Roadside Raptor: Red-tailed Hawk I

I was looking through my photos the other day, pretty much at random, and I realized something. I have a lot of raptor photos that I’ve gotten when we’ve spotted the bird along the road and turned back to shoot him. These are mostly Red-tails and Bald Eagles, but I have some others: American Kestrel, Red-shouldered Hawk, Broad-winged Hawk and both Black and Turkey Vultures. There are probably more, but that’s all I can think of off the top of my head.

Anyway, I’m unlikely to post those photos because they are random, generally with no real story to tell. So I’ve decided to create the “Roadside Raptor” theme to give myself a reason to post them. That gives me quite a few very easy post possibilities and with my tendency to stop posting and disappear for long periods, easy posts are not something to be passed up lightly.

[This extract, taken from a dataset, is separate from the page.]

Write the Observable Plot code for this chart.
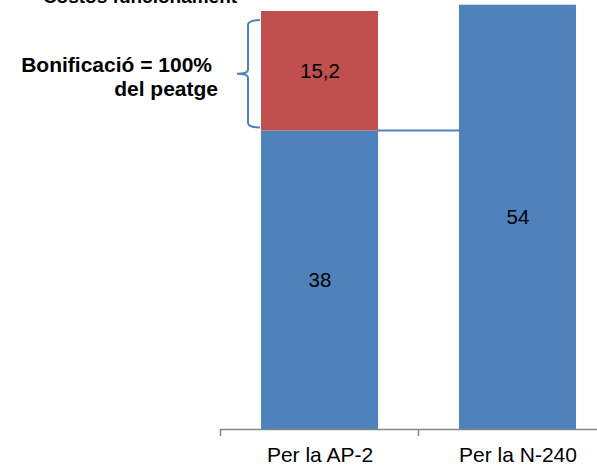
<!DOCTYPE html>
<html><head><meta charset="utf-8">
<script src="https://cdn.jsdelivr.net/npm/d3@7"></script>
<script src="https://cdn.jsdelivr.net/npm/@observablehq/plot@0.6"></script>
<style>body{margin:0;background:#fff} svg{display:block}</style>
</head><body><div id="chart"></div>
<script>
const categories = ["Per la AP-2", "Per la N-240"];
const series = ["Costos funcionament", "Bonificació"];
const costValues = [38, 54];
const bonusValues = [15.2, 0];
const chartTitle = "Costos funcionament";
const bonusLabel = ["Bonificació = 100%", "del peatge"];
const blue = "#4f81bd", red = "#c0504d";

const rows = [];
categories.forEach((c, i) => {
  rows.push({cat: c, serie: series[0], value: costValues[i]});
  if (bonusValues[i] > 0) rows.push({cat: c, serie: series[1], value: bonusValues[i]});
});
const fmt = v => String(v).replace(".", ",");
const pIn = 0.41;

function annotations(index, scales, values, dims) {
  const {x, y} = scales;
  const step = x(categories[1]) - x(categories[0]);
  const bw = step * (1 - pIn);
  const g = d3.create("svg:g");
  const base = y(0);
  for (let i = 0; i <= categories.length; i++) {
    const bx = Math.round(x(categories[0]) - step * pIn / 2 + i * step) + 0.5;
    g.append("line").attr("x1", bx).attr("x2", bx).attr("y1", base).attr("y2", base + 7)
      .attr("stroke", "#868686").attr("stroke-width", 1.5);
  }
  // connector at top of blue AP-2 segment
  const yc = y(costValues[0]);
  g.append("line").attr("x1", x(categories[0]) + bw).attr("x2", x(categories[1]))
    .attr("y1", yc).attr("y2", yc).attr("stroke", blue).attr("stroke-width", 2);
  // bracket
  const x0 = x(categories[0]) - 13;
  const hook = x0 + 12, notch = x0 - 11;
  const top = y(costValues[0] + bonusValues[0]) + 9;
  const bot = y(costValues[0]) - 3;
  const mid = (top + bot) / 2;
  const p = `M${hook},${top} Q${x0},${top} ${x0},${top + 5} L${x0},${mid - 4} Q${x0},${mid} ${notch},${mid} Q${x0},${mid} ${x0},${mid + 4} L${x0},${bot - 5} Q${x0},${bot} ${hook},${bot}`;
  g.append("path").attr("d", p).attr("fill", "none").attr("stroke", blue).attr("stroke-width", 2);
  // bracket label
  const t = g.append("text").attr("text-anchor", "end").attr("font-weight", "bold")
    .attr("font-size", 21).attr("fill", "#000");
  t.append("tspan").attr("x", notch - 25).attr("y", mid - 2).text(bonusLabel[0]);
  t.append("tspan").attr("x", notch - 19).attr("y", mid + 22).text(bonusLabel[1]);
  // cropped title (only its lower edge shows, as in the reference)
  g.append("text").attr("x", 140).attr("y", 3).attr("text-anchor", "middle")
    .attr("font-weight", "bold").attr("font-size", 19).attr("fill", "#000").text(chartTitle);
  return g.node();
}

const plot = Plot.plot({
  width: 597, height: 465,
  marginLeft: 220, marginRight: 0, marginTop: 0, marginBottom: 36,
  style: {fontFamily: "'Liberation Sans', Arial, sans-serif", background: "#fff"},
  x: {domain: categories, range: [220, 616], paddingInner: pIn, paddingOuter: pIn / 2, axis: null},
  y: {domain: [0, 54.6], axis: null},
  color: {domain: series, range: [blue, red]},
  marks: [
    Plot.barY(rows, {x: "cat", y: "value", fill: "serie", order: series}),
    Plot.text(rows, Plot.stackY({x: "cat", y: "value", z: "serie", order: series,
      text: d => fmt(d.value), fontSize: 20.5, fill: "#000"})),
    Plot.ruleY([0], {stroke: "#868686", strokeWidth: 1.5}),
    Plot.axisX({tickSize: 0, tickPadding: 18, fontSize: 21, label: null}),
    annotations
  ]
});
document.getElementById("chart").append(plot);
</script>
</body></html>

We’ll start with the most recent, just because. We were on our way home, not long after seeing the Mississippi Kites in the last post. Dayna was driving, heading into the sun sitting low in the sky, somewhere between Sikeston and Poplar Bluff. I think we were east of Dexter, but I wasn’t really paying attention. Doesn’t really matter.

Dayna spotted what she thought was an owl in a dead tree on the other side of the east-bound lane of traffic. We quickly found a place to turn around and returned to find the bird was still there, not something you can count on, though it was a Red-tailed Hawk instead of an owl. Very uncharacteristically for a Red-tail, he did not fly as soon as we pulled off the road. They’re usually gone as soon as the vehicle starts to slow down. But this one stayed put, the light was decent for a change and I got off a string of photos before he finally did get antsy and fly.

I kept on him as he flew, but as Red-tails are wont to do, he dropped off the back side of the tree, flying away from us and not giving me a decent shot. Unfortunately for the hawk, but happily for us, he quickly flew into a Red-winged Blackbird’s territory and was instantly attacked, forcing him to turn back in our direction. He ended up right back on the same snag from which he’d left.

I got off another short string of shots and he was off again, this time flying across in front of us.

I barely kept him in the frame for the first shot, the next two were out of focus, and I nailed him for one last shot before he crossed the highway and was gone.